Does a shareholders agreement need to be signed by all shareholders?
The main aim is for all, or a significant majority of, shareholders to sign the shareholders’ agreement, so that the mechanisms for the transfer of shares and resolution of disputes apply to all the key shareholders. If there are any shareholders that have not signed the agreement, then you may also need suitable Articles of Association with share transfer provisions in them, so that they are all bound by the important share transfer clauses. You would follow this method if you had a few employee shareholders, perhaps while using an employee share option scheme.
What are alternatives to a shareholders agreement?
Alternative mechanisms include:
- Articles of Association in which you change the company’s constitution to address share transfer rules, etc.
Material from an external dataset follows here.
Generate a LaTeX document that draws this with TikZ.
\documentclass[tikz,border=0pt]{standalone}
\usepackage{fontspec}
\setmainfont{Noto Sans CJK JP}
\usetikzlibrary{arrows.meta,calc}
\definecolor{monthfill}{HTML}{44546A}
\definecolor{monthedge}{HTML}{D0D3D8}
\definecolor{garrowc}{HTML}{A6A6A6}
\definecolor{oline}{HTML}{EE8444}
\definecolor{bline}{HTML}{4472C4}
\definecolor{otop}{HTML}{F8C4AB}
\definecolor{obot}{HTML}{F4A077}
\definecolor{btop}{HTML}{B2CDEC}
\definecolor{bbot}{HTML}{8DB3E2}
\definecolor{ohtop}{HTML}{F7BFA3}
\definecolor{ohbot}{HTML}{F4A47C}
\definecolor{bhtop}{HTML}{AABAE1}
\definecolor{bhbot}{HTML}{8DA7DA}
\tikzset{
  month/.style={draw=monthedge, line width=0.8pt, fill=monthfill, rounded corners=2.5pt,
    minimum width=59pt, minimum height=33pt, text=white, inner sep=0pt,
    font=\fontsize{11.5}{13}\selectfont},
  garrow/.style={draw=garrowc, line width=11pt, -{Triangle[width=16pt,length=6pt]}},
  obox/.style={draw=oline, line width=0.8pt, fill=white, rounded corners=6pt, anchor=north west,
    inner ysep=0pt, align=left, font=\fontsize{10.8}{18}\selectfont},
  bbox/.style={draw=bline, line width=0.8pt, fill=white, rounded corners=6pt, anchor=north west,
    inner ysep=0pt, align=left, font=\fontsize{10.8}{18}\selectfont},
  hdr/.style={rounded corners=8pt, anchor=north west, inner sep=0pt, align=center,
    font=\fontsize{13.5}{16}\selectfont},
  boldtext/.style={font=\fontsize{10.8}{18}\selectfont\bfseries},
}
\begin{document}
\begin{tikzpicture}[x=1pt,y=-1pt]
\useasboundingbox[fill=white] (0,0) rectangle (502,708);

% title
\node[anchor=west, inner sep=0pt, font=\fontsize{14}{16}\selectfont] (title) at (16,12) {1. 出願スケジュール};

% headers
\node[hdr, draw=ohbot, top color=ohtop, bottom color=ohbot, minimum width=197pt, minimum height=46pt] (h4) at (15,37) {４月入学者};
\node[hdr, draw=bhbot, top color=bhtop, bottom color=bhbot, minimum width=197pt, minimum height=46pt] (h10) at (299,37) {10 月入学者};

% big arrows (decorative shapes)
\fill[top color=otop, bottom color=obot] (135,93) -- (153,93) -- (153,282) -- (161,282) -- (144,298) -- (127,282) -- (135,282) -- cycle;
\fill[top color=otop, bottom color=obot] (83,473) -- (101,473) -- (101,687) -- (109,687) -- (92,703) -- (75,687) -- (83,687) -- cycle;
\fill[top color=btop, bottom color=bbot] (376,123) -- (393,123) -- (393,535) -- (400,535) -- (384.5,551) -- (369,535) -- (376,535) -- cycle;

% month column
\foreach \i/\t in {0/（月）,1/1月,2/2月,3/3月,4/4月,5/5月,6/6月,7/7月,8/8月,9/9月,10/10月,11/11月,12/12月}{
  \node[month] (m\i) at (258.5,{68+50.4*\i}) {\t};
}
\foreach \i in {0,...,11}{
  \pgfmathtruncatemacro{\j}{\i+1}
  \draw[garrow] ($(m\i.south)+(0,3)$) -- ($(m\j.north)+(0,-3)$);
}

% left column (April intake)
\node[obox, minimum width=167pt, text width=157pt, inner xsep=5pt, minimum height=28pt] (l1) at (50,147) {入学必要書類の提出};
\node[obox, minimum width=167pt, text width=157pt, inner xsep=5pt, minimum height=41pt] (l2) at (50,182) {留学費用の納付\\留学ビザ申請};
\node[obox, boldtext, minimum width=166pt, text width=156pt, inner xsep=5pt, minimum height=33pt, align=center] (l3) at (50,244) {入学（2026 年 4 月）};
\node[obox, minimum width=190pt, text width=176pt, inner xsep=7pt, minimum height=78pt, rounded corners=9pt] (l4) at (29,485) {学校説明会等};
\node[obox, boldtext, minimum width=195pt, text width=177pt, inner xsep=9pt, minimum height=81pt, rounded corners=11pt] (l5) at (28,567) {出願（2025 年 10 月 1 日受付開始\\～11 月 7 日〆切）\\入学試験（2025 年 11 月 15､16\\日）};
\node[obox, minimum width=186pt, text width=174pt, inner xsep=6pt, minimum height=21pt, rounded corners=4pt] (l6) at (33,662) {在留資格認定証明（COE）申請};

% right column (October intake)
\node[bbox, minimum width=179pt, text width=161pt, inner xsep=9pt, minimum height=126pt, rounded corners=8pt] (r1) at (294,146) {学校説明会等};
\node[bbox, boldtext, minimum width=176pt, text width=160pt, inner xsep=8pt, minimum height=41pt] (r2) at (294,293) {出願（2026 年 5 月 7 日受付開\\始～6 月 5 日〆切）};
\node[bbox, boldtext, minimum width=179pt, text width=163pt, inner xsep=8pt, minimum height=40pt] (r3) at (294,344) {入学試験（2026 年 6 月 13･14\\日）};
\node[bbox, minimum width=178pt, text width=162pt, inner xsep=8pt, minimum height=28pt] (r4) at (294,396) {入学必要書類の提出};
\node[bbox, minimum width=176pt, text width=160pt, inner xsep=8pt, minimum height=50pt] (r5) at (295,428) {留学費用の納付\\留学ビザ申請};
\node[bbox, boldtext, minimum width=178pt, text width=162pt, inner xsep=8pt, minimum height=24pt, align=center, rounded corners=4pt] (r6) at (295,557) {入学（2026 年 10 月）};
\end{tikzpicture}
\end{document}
- A Consortium Joint Venture Agreement can be used where there is no company involved.
- Partnership Agreements can be used in specific cases in place of a shareholders agreement, but only if the business is a partnership and not a company.
- Trust Deeds can be used to manage and govern shares as between one shareholder and their nominee, but their scope is very limited and do not usually address share transfer issues.
However, these alternatives may have significant problems in addressing all the complexities of shareholder relationships when compared to a well-drafted shareholders’ agreement.
Are directors bound by shareholders agreement?
Yes, a shareholders’ agreement can sometimes bind directors if:
- they are also shareholders and have signed the contract in their capacity as shareholders; or
- individual shareholders appointed a director and therefore the directors is under the shareholder’s control.
However, they have separate obligations and statutory duties under company law that could affect their actions, even if the agreement specifies certain rights or restrictions. It’s important to ensure that the shareholders’ agreement and company’s articles of association are consistent and compliant with relevant legal requirements to avoid conflicts or legal issues.